*Prompt:* Copy exactly the lines from the start of the material through the line with "marker='o', s=ms, color='black', zorder=3)". Pictures stay out of the copy.

*Data section:*
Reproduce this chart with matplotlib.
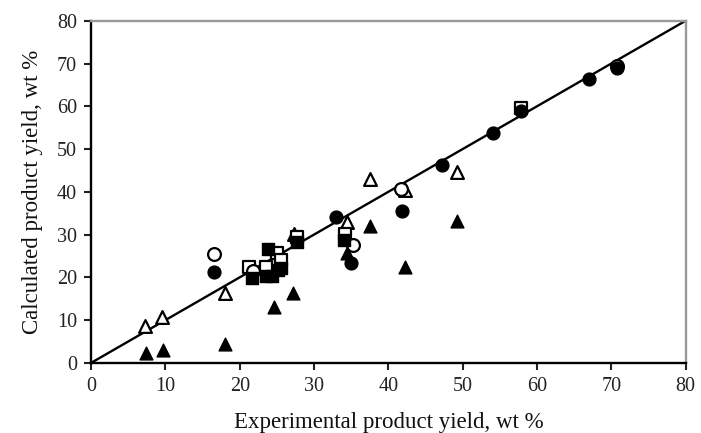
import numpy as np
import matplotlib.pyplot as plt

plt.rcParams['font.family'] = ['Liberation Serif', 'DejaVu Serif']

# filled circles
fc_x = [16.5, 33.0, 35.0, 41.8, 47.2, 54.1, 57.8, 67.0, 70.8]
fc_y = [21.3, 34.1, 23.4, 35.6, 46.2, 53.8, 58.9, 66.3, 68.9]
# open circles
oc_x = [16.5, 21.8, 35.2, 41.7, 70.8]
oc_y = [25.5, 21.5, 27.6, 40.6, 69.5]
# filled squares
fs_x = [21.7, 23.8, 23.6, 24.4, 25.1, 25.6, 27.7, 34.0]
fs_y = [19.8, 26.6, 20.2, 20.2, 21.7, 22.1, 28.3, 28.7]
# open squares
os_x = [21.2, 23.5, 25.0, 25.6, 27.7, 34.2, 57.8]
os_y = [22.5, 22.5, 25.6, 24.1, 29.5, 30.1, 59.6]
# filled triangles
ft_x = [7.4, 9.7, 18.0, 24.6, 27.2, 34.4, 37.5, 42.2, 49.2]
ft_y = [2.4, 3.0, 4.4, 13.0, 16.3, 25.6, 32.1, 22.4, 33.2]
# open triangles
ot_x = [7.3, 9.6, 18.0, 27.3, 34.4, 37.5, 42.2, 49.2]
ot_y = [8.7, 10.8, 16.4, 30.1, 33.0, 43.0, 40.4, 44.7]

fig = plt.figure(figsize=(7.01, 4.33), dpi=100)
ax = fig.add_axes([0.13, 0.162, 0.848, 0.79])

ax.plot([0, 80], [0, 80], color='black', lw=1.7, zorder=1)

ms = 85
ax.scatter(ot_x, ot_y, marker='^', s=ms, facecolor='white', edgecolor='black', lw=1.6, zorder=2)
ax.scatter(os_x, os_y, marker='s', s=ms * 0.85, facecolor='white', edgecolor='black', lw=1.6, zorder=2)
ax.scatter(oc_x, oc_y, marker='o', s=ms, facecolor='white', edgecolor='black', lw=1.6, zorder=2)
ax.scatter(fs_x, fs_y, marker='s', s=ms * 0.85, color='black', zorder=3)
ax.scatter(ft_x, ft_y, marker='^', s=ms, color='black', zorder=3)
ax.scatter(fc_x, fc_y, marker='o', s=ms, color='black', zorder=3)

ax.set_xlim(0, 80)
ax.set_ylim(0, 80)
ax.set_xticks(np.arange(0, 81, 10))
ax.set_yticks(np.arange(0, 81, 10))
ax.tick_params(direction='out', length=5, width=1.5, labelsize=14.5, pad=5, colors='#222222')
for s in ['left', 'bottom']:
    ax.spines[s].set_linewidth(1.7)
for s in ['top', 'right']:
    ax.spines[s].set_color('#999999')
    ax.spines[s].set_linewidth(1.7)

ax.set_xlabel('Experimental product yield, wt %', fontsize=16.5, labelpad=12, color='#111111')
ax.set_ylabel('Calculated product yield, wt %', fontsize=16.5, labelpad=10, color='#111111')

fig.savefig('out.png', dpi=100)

*Output below:*
Reproduce this chart with matplotlib.
import numpy as np
import matplotlib.pyplot as plt

plt.rcParams['font.family'] = ['Liberation Serif', 'DejaVu Serif']

# filled circles
fc_x = [16.5, 33.0, 35.0, 41.8, 47.2, 54.1, 57.8, 67.0, 70.8]
fc_y = [21.3, 34.1, 23.4, 35.6, 46.2, 53.8, 58.9, 66.3, 68.9]
# open circles
oc_x = [16.5, 21.8, 35.2, 41.7, 70.8]
oc_y = [25.5, 21.5, 27.6, 40.6, 69.5]
# filled squares
fs_x = [21.7, 23.8, 23.6, 24.4, 25.1, 25.6, 27.7, 34.0]
fs_y = [19.8, 26.6, 20.2, 20.2, 21.7, 22.1, 28.3, 28.7]
# open squares
os_x = [21.2, 23.5, 25.0, 25.6, 27.7, 34.2, 57.8]
os_y = [22.5, 22.5, 25.6, 24.1, 29.5, 30.1, 59.6]
# filled triangles
ft_x = [7.4, 9.7, 18.0, 24.6, 27.2, 34.4, 37.5, 42.2, 49.2]
ft_y = [2.4, 3.0, 4.4, 13.0, 16.3, 25.6, 32.1, 22.4, 33.2]
# open triangles
ot_x = [7.3, 9.6, 18.0, 27.3, 34.4, 37.5, 42.2, 49.2]
ot_y = [8.7, 10.8, 16.4, 30.1, 33.0, 43.0, 40.4, 44.7]

fig = plt.figure(figsize=(7.01, 4.33), dpi=100)
ax = fig.add_axes([0.13, 0.162, 0.848, 0.79])

ax.plot([0, 80], [0, 80], color='black', lw=1.7, zorder=1)

ms = 85
ax.scatter(ot_x, ot_y, marker='^', s=ms, facecolor='white', edgecolor='black', lw=1.6, zorder=2)
ax.scatter(os_x, os_y, marker='s', s=ms * 0.85, facecolor='white', edgecolor='black', lw=1.6, zorder=2)
ax.scatter(oc_x, oc_y, marker='o', s=ms, facecolor='white', edgecolor='black', lw=1.6, zorder=2)
ax.scatter(fs_x, fs_y, marker='s', s=ms * 0.85, color='black', zorder=3)
ax.scatter(ft_x, ft_y, marker='^', s=ms, color='black', zorder=3)
ax.scatter(fc_x, fc_y, marker='o', s=ms, color='black', zorder=3)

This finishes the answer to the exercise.